- **DATASET CONTENT**:
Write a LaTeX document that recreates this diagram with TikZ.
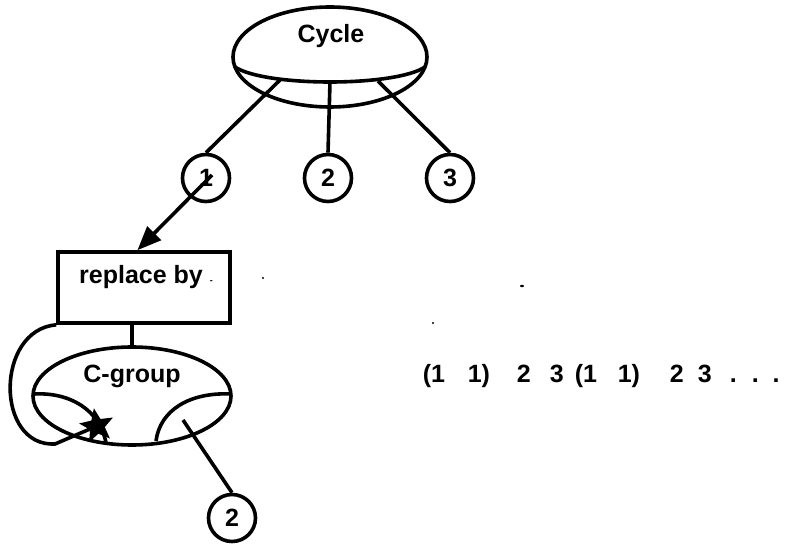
\documentclass[tikz,border=0pt]{standalone}
\usepackage{fontspec}
\setmainfont{Liberation Sans}
\usetikzlibrary{shapes.geometric,arrows.meta}
\begin{document}
\begin{tikzpicture}[x=1pt,y=-1pt,line width=3.6pt,
  txt/.style={font=\fontsize{25}{27}\selectfont\bfseries,inner sep=0pt},
  num/.style={circle,draw,minimum size=47pt,inner sep=0pt,font=\fontsize{25}{27}\selectfont\bfseries},
  oval/.style={ellipse,draw,inner sep=0pt},
  boxst/.style={rectangle,draw,inner sep=0pt},
  noise/.style={fill=black,draw=none}]
\useasboundingbox (0,0) rectangle (788,548);
% Cycle
\node[oval,minimum width=194pt,minimum height=100pt] (cyc) at (330,57) {};
\node[txt,anchor=base] (cyctxt) at (331,43) {Cycle};
\draw (235,67) .. controls (265,87) and (395,87) .. (425,67);
\coordinate (l1) at (280,80);
\coordinate (l2) at (330,82);
\coordinate (l3) at (378,81);
\node[num] (c1) at (206,178) {1};
\node[num] (c2) at (328,178) {2};
\node[num] (c3) at (450,178) {3};
\draw (l1) -- (c1.north);
\draw (l2) -- (c2.north);
\draw (l3) -- (c3.north);
% replace box
\node[boxst,minimum width=172pt,minimum height=71pt] (box) at (144,287.5) {};
\node[txt,anchor=base] (boxtxt) at (146,284) {replace by {\fontsize{9}{9}\selectfont -}};
\coordinate (a0) at (212,175);
\draw[-{Triangle[length=24pt,width=19pt]}] (a0) -- (box.100);
% C-group
\node[oval,minimum width=198pt,minimum height=98pt] (cg) at (132,396) {};
\node[txt,anchor=base] (cgtxt) at (132,382) {C-group};
\draw (box.south -| cg.north) -- (cg.north);
\draw (34,394) .. controls (70,392) and (100,410) .. (106,443);
\draw (231,394) .. controls (190,392) and (160,410) .. (156,441);
\coordinate (l4) at (183,420);
\node[num] (c4) at (232,518) {2};
\draw (l4) -- (c4.north);
% loop with star
\node[star,star points=5,star point ratio=2.3,fill=black,draw=none,minimum size=36pt,inner sep=0pt,rotate=10] (st) at (97,426) {};
\draw (box.south west) .. controls (-5,330) and (-5,447) .. (55,444) -- (st.center);
% sequence
\node[txt,anchor=base west] (s1) at (421,382) {(1};
\node[txt,anchor=base west] (s2) at (466,382) {1)};
\node[txt,anchor=base west] (s3) at (515,382) {2};
\node[txt,anchor=base west] (s4) at (548,382) {3};
\node[txt,anchor=base west] (s5) at (573,382) {(1};
\node[txt,anchor=base west] (s6) at (616,382) {1)};
\node[txt,anchor=base west] (s7) at (668,382) {2};
\node[txt,anchor=base west] (s8) at (696,382) {3};
\node[txt,anchor=base west] (s9) at (728,382) {.\hspace{15pt}.\hspace{14pt}.};
% scan specks
\fill[noise] (263,278) circle (1.2pt);
\fill[noise] (522,286) ellipse (2pt and 1.2pt);
\fill[noise] (433,323) circle (1.2pt);
\end{tikzpicture}
\end{document}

- **WHAT YOU NEED TO DO**:
Each line above is to be copied verbatim. Drop any image from the copy.

- **OUTPUT FOR THIS EXERCISE**:
Write a LaTeX document that recreates this diagram with TikZ.
\documentclass[tikz,border=0pt]{standalone}
\usepackage{fontspec}
\setmainfont{Liberation Sans}
\usetikzlibrary{shapes.geometric,arrows.meta}
\begin{document}
\begin{tikzpicture}[x=1pt,y=-1pt,line width=3.6pt,
  txt/.style={font=\fontsize{25}{27}\selectfont\bfseries,inner sep=0pt},
  num/.style={circle,draw,minimum size=47pt,inner sep=0pt,font=\fontsize{25}{27}\selectfont\bfseries},
  oval/.style={ellipse,draw,inner sep=0pt},
  boxst/.style={rectangle,draw,inner sep=0pt},
  noise/.style={fill=black,draw=none}]
\useasboundingbox (0,0) rectangle (788,548);
% Cycle
\node[oval,minimum width=194pt,minimum height=100pt] (cyc) at (330,57) {};
\node[txt,anchor=base] (cyctxt) at (331,43) {Cycle};
\draw (235,67) .. controls (265,87) and (395,87) .. (425,67);
\coordinate (l1) at (280,80);
\coordinate (l2) at (330,82);
\coordinate (l3) at (378,81);
\node[num] (c1) at (206,178) {1};
\node[num] (c2) at (328,178) {2};
\node[num] (c3) at (450,178) {3};
\draw (l1) -- (c1.north);
\draw (l2) -- (c2.north);
\draw (l3) -- (c3.north);
% replace box
\node[boxst,minimum width=172pt,minimum height=71pt] (box) at (144,287.5) {};
\node[txt,anchor=base] (boxtxt) at (146,284) {replace by {\fontsize{9}{9}\selectfont -}};
\coordinate (a0) at (212,175);
\draw[-{Triangle[length=24pt,width=19pt]}] (a0) -- (box.100);
% C-group
\node[oval,minimum width=198pt,minimum height=98pt] (cg) at (132,396) {};
\node[txt,anchor=base] (cgtxt) at (132,382) {C-group};
\draw (box.south -| cg.north) -- (cg.north);
\draw (34,394) .. controls (70,392) and (100,410) .. (106,443);
\draw (231,394) .. controls (190,392) and (160,410) .. (156,441);
\coordinate (l4) at (183,420);
\node[num] (c4) at (232,518) {2};
\draw (l4) -- (c4.north);
% loop with star
\node[star,star points=5,star point ratio=2.3,fill=black,draw=none,minimum size=36pt,inner sep=0pt,rotate=10] (st) at (97,426) {};
\draw (box.south west) .. controls (-5,330) and (-5,447) .. (55,444) -- (st.center);
% sequence
\node[txt,anchor=base west] (s1) at (421,382) {(1};
\node[txt,anchor=base west] (s2) at (466,382) {1)};
\node[txt,anchor=base west] (s3) at (515,382) {2};
\node[txt,anchor=base west] (s4) at (548,382) {3};
\node[txt,anchor=base west] (s5) at (573,382) {(1};
\node[txt,anchor=base west] (s6) at (616,382) {1)};
\node[txt,anchor=base west] (s7) at (668,382) {2};
\node[txt,anchor=base west] (s8) at (696,382) {3};
\node[txt,anchor=base west] (s9) at (728,382) {.\hspace{15pt}.\hspace{14pt}.};
% scan specks
\fill[noise] (263,278) circle (1.2pt);
\fill[noise] (522,286) ellipse (2pt and 1.2pt);
\fill[noise] (433,323) circle (1.2pt);
\end{tikzpicture}
\end{document}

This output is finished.